→ THE EXERCISE
Every entry below must be repeated exactly; skip the pictures.

BEGIN DATA PROVIDED

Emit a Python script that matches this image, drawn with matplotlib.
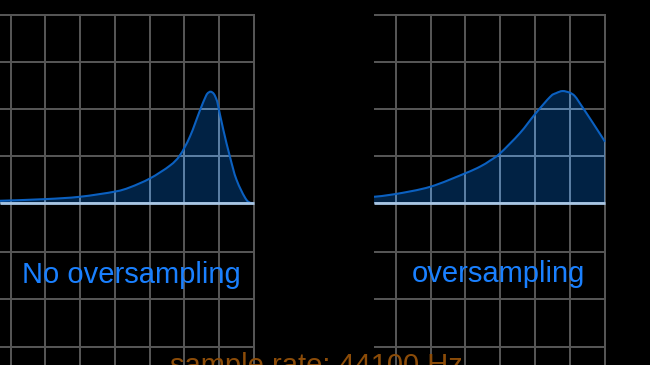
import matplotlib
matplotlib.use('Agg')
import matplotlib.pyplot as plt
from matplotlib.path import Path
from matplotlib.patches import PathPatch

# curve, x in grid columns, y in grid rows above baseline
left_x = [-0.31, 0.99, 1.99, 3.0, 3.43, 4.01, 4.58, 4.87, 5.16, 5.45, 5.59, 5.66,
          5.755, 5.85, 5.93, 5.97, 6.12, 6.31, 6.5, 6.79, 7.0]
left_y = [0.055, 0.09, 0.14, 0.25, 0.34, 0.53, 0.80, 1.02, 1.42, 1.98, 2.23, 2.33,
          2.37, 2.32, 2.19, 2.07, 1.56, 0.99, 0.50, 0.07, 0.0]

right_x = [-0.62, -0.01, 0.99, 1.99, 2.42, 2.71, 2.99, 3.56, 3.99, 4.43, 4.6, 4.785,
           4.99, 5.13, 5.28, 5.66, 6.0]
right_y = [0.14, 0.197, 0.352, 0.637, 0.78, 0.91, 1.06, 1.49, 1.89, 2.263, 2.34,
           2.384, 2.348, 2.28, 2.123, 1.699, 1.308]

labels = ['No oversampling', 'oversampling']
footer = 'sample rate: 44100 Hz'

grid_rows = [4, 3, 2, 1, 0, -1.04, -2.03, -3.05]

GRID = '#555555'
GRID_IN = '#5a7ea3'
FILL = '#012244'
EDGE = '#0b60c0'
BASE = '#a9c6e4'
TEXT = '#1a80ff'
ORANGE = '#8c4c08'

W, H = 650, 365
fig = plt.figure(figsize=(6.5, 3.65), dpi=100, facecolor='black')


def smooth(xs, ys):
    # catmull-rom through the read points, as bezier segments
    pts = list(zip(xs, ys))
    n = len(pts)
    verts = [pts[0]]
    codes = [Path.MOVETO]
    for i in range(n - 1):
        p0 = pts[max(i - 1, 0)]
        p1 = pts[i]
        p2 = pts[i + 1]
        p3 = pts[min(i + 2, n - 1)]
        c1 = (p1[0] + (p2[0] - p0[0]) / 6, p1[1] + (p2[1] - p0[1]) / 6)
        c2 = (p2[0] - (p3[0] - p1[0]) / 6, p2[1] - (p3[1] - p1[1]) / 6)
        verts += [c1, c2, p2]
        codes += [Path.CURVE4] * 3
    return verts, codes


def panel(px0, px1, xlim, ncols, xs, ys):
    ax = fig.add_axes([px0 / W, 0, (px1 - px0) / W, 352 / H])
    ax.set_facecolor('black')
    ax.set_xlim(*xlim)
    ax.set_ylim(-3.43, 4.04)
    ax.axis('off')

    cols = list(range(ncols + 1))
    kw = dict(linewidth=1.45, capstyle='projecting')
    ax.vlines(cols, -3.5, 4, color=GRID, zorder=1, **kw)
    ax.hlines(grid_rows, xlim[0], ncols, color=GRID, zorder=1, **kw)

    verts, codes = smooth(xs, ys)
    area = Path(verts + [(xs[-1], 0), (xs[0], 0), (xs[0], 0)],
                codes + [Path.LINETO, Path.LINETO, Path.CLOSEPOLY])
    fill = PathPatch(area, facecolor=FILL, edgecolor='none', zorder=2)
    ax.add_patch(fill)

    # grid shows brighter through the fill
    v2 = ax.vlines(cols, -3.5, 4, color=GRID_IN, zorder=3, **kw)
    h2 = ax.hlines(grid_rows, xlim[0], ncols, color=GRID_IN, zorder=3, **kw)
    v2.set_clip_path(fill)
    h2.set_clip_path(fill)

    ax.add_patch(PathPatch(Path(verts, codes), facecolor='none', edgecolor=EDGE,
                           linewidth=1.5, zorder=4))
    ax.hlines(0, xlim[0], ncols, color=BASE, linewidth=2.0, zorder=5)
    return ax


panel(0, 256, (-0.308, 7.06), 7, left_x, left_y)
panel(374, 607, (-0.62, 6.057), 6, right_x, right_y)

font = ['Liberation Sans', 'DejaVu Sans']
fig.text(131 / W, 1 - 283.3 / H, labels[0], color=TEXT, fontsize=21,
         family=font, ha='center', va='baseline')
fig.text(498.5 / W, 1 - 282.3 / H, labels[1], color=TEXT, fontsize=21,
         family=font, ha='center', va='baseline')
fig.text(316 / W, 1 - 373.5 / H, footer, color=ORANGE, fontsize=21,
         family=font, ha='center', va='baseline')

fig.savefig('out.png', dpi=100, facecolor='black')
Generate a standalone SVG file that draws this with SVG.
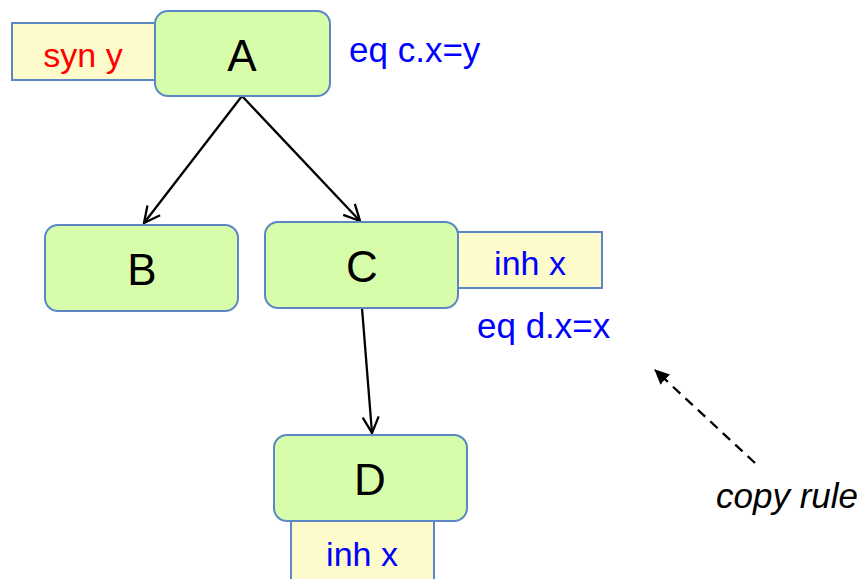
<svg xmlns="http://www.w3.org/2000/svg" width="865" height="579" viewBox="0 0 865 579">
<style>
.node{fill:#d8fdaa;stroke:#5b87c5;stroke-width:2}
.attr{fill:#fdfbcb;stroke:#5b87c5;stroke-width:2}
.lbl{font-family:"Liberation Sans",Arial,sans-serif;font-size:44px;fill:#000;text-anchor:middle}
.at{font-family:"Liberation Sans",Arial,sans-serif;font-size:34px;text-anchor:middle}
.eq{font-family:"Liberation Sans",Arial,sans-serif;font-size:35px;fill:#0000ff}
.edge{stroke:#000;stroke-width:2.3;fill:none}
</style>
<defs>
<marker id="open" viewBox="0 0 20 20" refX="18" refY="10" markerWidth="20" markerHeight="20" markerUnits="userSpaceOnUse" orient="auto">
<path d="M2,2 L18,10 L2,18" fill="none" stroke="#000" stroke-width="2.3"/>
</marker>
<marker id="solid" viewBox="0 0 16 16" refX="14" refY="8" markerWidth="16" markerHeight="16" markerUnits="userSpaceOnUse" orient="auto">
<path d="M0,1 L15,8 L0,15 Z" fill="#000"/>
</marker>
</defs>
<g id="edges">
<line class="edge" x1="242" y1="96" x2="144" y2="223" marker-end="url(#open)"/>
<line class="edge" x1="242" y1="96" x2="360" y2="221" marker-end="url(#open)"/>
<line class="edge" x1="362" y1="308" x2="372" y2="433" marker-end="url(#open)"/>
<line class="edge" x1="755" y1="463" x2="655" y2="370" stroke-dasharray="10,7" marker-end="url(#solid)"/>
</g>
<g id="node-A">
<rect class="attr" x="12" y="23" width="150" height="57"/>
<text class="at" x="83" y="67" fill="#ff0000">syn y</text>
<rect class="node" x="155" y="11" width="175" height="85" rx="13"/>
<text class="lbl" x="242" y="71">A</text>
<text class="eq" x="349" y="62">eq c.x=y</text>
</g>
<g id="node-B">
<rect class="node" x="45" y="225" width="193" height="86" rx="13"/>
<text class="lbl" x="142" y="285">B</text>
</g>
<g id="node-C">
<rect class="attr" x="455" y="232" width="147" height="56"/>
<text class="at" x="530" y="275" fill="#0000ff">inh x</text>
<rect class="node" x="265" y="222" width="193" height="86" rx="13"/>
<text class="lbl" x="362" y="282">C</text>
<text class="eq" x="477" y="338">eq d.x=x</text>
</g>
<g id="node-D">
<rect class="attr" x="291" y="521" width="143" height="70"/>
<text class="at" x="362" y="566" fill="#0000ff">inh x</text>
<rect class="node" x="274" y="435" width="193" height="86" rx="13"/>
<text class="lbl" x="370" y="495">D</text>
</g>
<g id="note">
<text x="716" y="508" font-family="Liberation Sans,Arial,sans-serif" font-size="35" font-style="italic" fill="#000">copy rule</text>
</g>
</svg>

END DATA PROVIDED

→ EXERCISE ANSWER
Emit a Python script that matches this image, drawn with matplotlib.
import matplotlib
matplotlib.use('Agg')
import matplotlib.pyplot as plt
from matplotlib.path import Path
from matplotlib.patches import PathPatch

# curve, x in grid columns, y in grid rows above baseline
left_x = [-0.31, 0.99, 1.99, 3.0, 3.43, 4.01, 4.58, 4.87, 5.16, 5.45, 5.59, 5.66,
          5.755, 5.85, 5.93, 5.97, 6.12, 6.31, 6.5, 6.79, 7.0]
left_y = [0.055, 0.09, 0.14, 0.25, 0.34, 0.53, 0.80, 1.02, 1.42, 1.98, 2.23, 2.33,
          2.37, 2.32, 2.19, 2.07, 1.56, 0.99, 0.50, 0.07, 0.0]

right_x = [-0.62, -0.01, 0.99, 1.99, 2.42, 2.71, 2.99, 3.56, 3.99, 4.43, 4.6, 4.785,
           4.99, 5.13, 5.28, 5.66, 6.0]
right_y = [0.14, 0.197, 0.352, 0.637, 0.78, 0.91, 1.06, 1.49, 1.89, 2.263, 2.34,
           2.384, 2.348, 2.28, 2.123, 1.699, 1.308]

labels = ['No oversampling', 'oversampling']
footer = 'sample rate: 44100 Hz'

grid_rows = [4, 3, 2, 1, 0, -1.04, -2.03, -3.05]

GRID = '#555555'
GRID_IN = '#5a7ea3'
FILL = '#012244'
EDGE = '#0b60c0'
BASE = '#a9c6e4'
TEXT = '#1a80ff'
ORANGE = '#8c4c08'

W, H = 650, 365
fig = plt.figure(figsize=(6.5, 3.65), dpi=100, facecolor='black')


def smooth(xs, ys):
    # catmull-rom through the read points, as bezier segments
    pts = list(zip(xs, ys))
    n = len(pts)
    verts = [pts[0]]
    codes = [Path.MOVETO]
    for i in range(n - 1):
        p0 = pts[max(i - 1, 0)]
        p1 = pts[i]
        p2 = pts[i + 1]
        p3 = pts[min(i + 2, n - 1)]
        c1 = (p1[0] + (p2[0] - p0[0]) / 6, p1[1] + (p2[1] - p0[1]) / 6)
        c2 = (p2[0] - (p3[0] - p1[0]) / 6, p2[1] - (p3[1] - p1[1]) / 6)
        verts += [c1, c2, p2]
        codes += [Path.CURVE4] * 3
    return verts, codes


def panel(px0, px1, xlim, ncols, xs, ys):
    ax = fig.add_axes([px0 / W, 0, (px1 - px0) / W, 352 / H])
    ax.set_facecolor('black')
    ax.set_xlim(*xlim)
    ax.set_ylim(-3.43, 4.04)
    ax.axis('off')

    cols = list(range(ncols + 1))
    kw = dict(linewidth=1.45, capstyle='projecting')
    ax.vlines(cols, -3.5, 4, color=GRID, zorder=1, **kw)
    ax.hlines(grid_rows, xlim[0], ncols, color=GRID, zorder=1, **kw)

    verts, codes = smooth(xs, ys)
    area = Path(verts + [(xs[-1], 0), (xs[0], 0), (xs[0], 0)],
                codes + [Path.LINETO, Path.LINETO, Path.CLOSEPOLY])
    fill = PathPatch(area, facecolor=FILL, edgecolor='none', zorder=2)
    ax.add_patch(fill)

    # grid shows brighter through the fill
    v2 = ax.vlines(cols, -3.5, 4, color=GRID_IN, zorder=3, **kw)
    h2 = ax.hlines(grid_rows, xlim[0], ncols, color=GRID_IN, zorder=3, **kw)
    v2.set_clip_path(fill)
    h2.set_clip_path(fill)

    ax.add_patch(PathPatch(Path(verts, codes), facecolor='none', edgecolor=EDGE,
                           linewidth=1.5, zorder=4))
    ax.hlines(0, xlim[0], ncols, color=BASE, linewidth=2.0, zorder=5)
    return ax


panel(0, 256, (-0.308, 7.06), 7, left_x, left_y)
panel(374, 607, (-0.62, 6.057), 6, right_x, right_y)

font = ['Liberation Sans', 'DejaVu Sans']
fig.text(131 / W, 1 - 283.3 / H, labels[0], color=TEXT, fontsize=21,
         family=font, ha='center', va='baseline')
fig.text(498.5 / W, 1 - 282.3 / H, labels[1], color=TEXT, fontsize=21,
         family=font, ha='center', va='baseline')
fig.text(316 / W, 1 - 373.5 / H, footer, color=ORANGE, fontsize=21,
         family=font, ha='center', va='baseline')

fig.savefig('out.png', dpi=100, facecolor='black')
Generate a standalone SVG file that draws this with SVG.
<svg xmlns="http://www.w3.org/2000/svg" width="865" height="579" viewBox="0 0 865 579">
<style>
.node{fill:#d8fdaa;stroke:#5b87c5;stroke-width:2}
.attr{fill:#fdfbcb;stroke:#5b87c5;stroke-width:2}
.lbl{font-family:"Liberation Sans",Arial,sans-serif;font-size:44px;fill:#000;text-anchor:middle}
.at{font-family:"Liberation Sans",Arial,sans-serif;font-size:34px;text-anchor:middle}
.eq{font-family:"Liberation Sans",Arial,sans-serif;font-size:35px;fill:#0000ff}
.edge{stroke:#000;stroke-width:2.3;fill:none}
</style>
<defs>
<marker id="open" viewBox="0 0 20 20" refX="18" refY="10" markerWidth="20" markerHeight="20" markerUnits="userSpaceOnUse" orient="auto">
<path d="M2,2 L18,10 L2,18" fill="none" stroke="#000" stroke-width="2.3"/>
</marker>
<marker id="solid" viewBox="0 0 16 16" refX="14" refY="8" markerWidth="16" markerHeight="16" markerUnits="userSpaceOnUse" orient="auto">
<path d="M0,1 L15,8 L0,15 Z" fill="#000"/>
</marker>
</defs>
<g id="edges">
<line class="edge" x1="242" y1="96" x2="144" y2="223" marker-end="url(#open)"/>
<line class="edge" x1="242" y1="96" x2="360" y2="221" marker-end="url(#open)"/>
<line class="edge" x1="362" y1="308" x2="372" y2="433" marker-end="url(#open)"/>
<line class="edge" x1="755" y1="463" x2="655" y2="370" stroke-dasharray="10,7" marker-end="url(#solid)"/>
</g>
<g id="node-A">
<rect class="attr" x="12" y="23" width="150" height="57"/>
<text class="at" x="83" y="67" fill="#ff0000">syn y</text>
<rect class="node" x="155" y="11" width="175" height="85" rx="13"/>
<text class="lbl" x="242" y="71">A</text>
<text class="eq" x="349" y="62">eq c.x=y</text>
</g>
<g id="node-B">
<rect class="node" x="45" y="225" width="193" height="86" rx="13"/>
<text class="lbl" x="142" y="285">B</text>
</g>
<g id="node-C">
<rect class="attr" x="455" y="232" width="147" height="56"/>
<text class="at" x="530" y="275" fill="#0000ff">inh x</text>
<rect class="node" x="265" y="222" width="193" height="86" rx="13"/>
<text class="lbl" x="362" y="282">C</text>
<text class="eq" x="477" y="338">eq d.x=x</text>
</g>
<g id="node-D">
<rect class="attr" x="291" y="521" width="143" height="70"/>
<text class="at" x="362" y="566" fill="#0000ff">inh x</text>
<rect class="node" x="274" y="435" width="193" height="86" rx="13"/>
<text class="lbl" x="370" y="495">D</text>
</g>
<g id="note">
<text x="716" y="508" font-family="Liberation Sans,Arial,sans-serif" font-size="35" font-style="italic" fill="#000">copy rule</text>
</g>
</svg>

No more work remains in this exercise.